Hear Aldous Huxley’s Brave New World and 84 Classic Radio Dramas from CBS Radio Workshop (1956-57)

Huxley


We are, it appears, in the midst of a “podcasting renaissance,” as Colin Marshall has recently pointed out. And yet, like him, I too was unaware that “podcasting had gone into a dark age.” Nevertheless, its current popularity—in an age of ubiquitous screen technology and perpetual visual spectacle—speaks to something deep within us, I think. Oral storytelling, as old as human speech, will never go out of style. Only the medium changes, and even then, seemingly not all that much.

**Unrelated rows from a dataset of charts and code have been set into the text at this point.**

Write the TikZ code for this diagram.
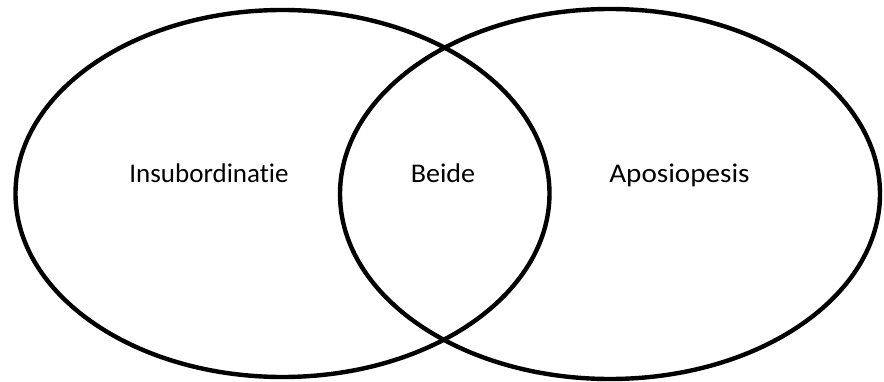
\documentclass[tikz,border=0pt]{standalone}
\usepackage{fontspec}
\usepackage{graphicx}
\setmainfont[RawFeature=-liga]{Carlito}
\begin{document}
\begin{tikzpicture}[x=1pt,y=-1pt,
  venn/.style={draw=black,line width=4.4pt},
  lbl/.style={font=\fontsize{27}{32}\selectfont,anchor=base,inner sep=0pt}]
\useasboundingbox (0,0) rectangle (884,382);
\draw[venn] (282.5,193.5) ellipse [x radius=267, y radius=183.5];
\draw[venn] (610,194) ellipse [x radius=270, y radius=185];
\node[lbl] (ins) at (209,183) {Insubordinatie};
\node[lbl] (bei) at (443,183) {\scalebox{1.04}[1]{Beide}};
\node[lbl] (apo) at (679.5,183) {\scalebox{1.08}[1]{Aposiopesis}};
\end{tikzpicture}
\end{document}
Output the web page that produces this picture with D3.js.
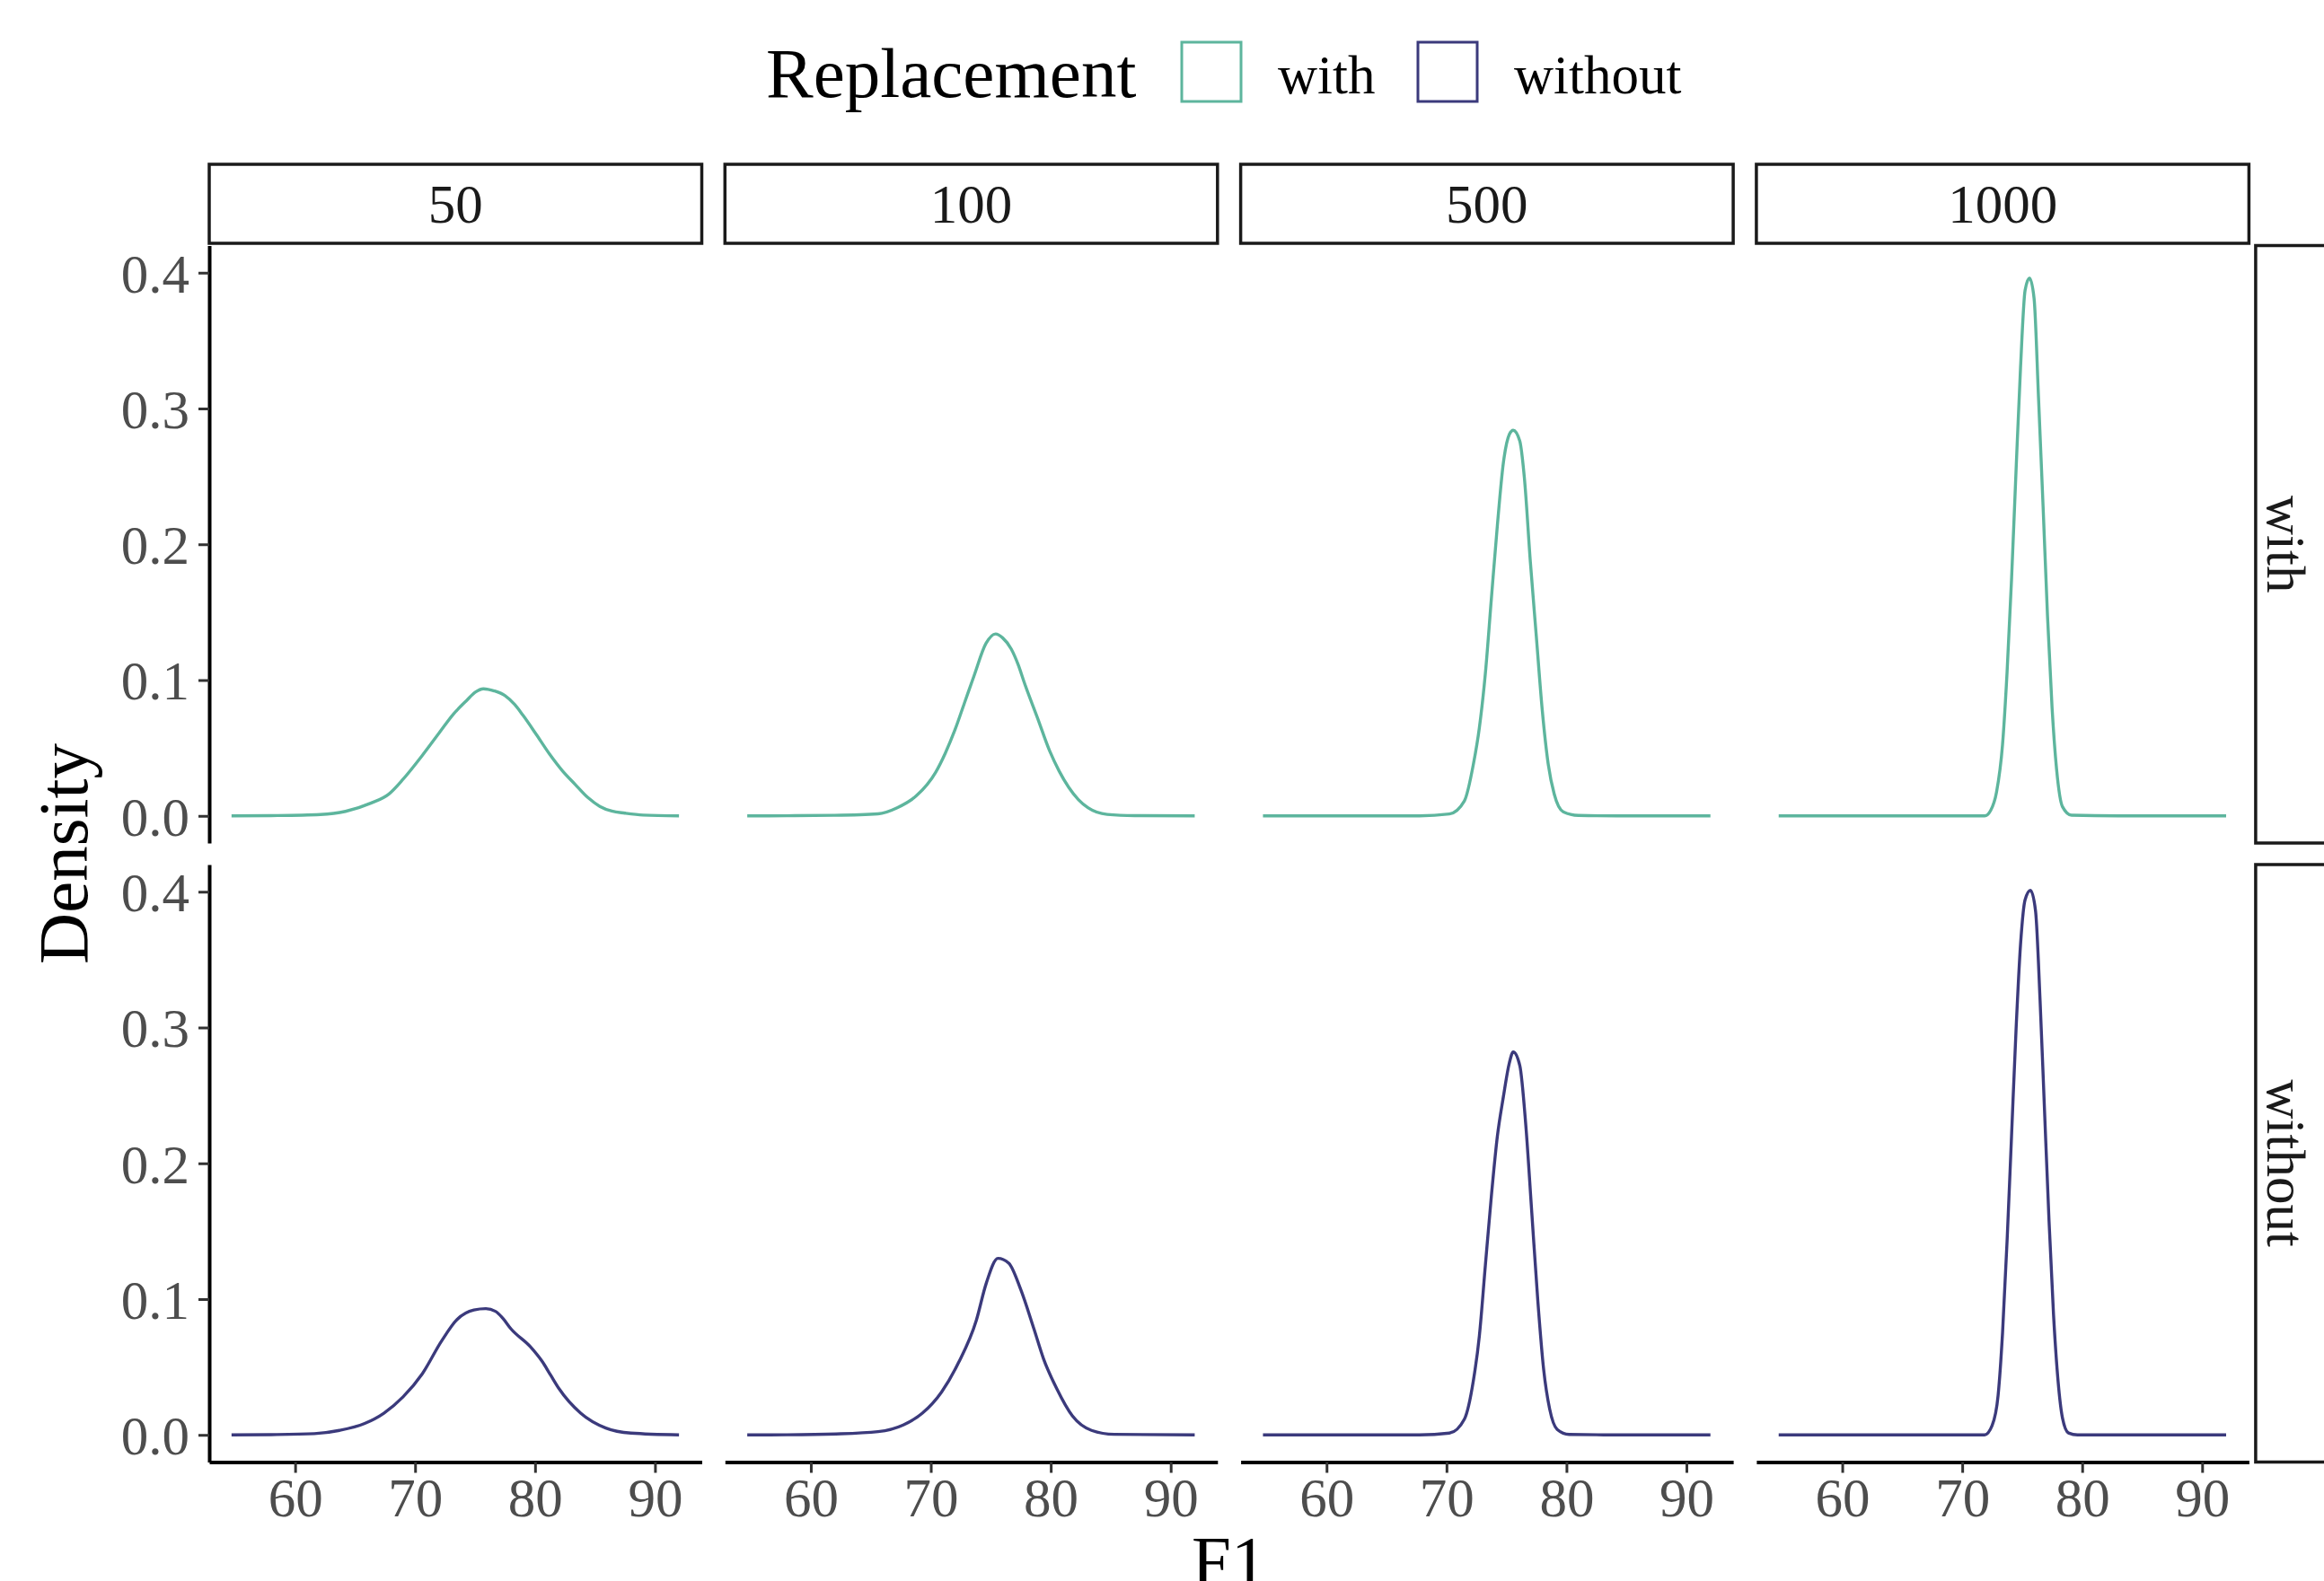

But the differences between this golden age of podcasting and the golden age of radio are still significant. Where the podcast is often off-the-cuff, and often very intimate and personal—sometimes seen as “too personal,” as Colin writes—radio programs were almost always carefully scripted and featured professional talent. Even those programs with man-on-the street features or interviews with ordinary folks were carefully orchestrated and mediated by producers, actors, and presenters. And the business of scoring music and sound effects for radio programs was a very serious one indeed. All of these formalities—in addition to the peculiar sound of old analog recording technology—contribute to what we immediately recognize as the sound of “old time radio.” It is a quaint sound, but also one with a certain gravitas, an echo of a bygone age.


cbs-radio-workshop That golden age waned as television came into its own in the mid-fifties, but near its end, some broadcast companies made every effort to put together the highest quality radio programming they could in order to retain their audience. One such program, the CBS Radio Workshop, which ran from January, 1956 to September, 1957, may have been “too little too late”—as radio preservationist site Digital Deli writes—but it nonetheless was “every bit as innovative and cutting edge” as the programs that came before it. The first two episodes, right below, were dramatizations of Aldous Huxley’s Brave New World, read by the author himself. The series’ remaining 84 programs drew from the work of Antoine de Saint-Exupéry, James Thurber, H.L. Mencken, Mark Twain, Robert Heinlein, Eugene O’Neil, Balzac, Carl Sandburg, and so many more. It also featured original comedy, drama, music, and This American Life-style profiles and storytelling.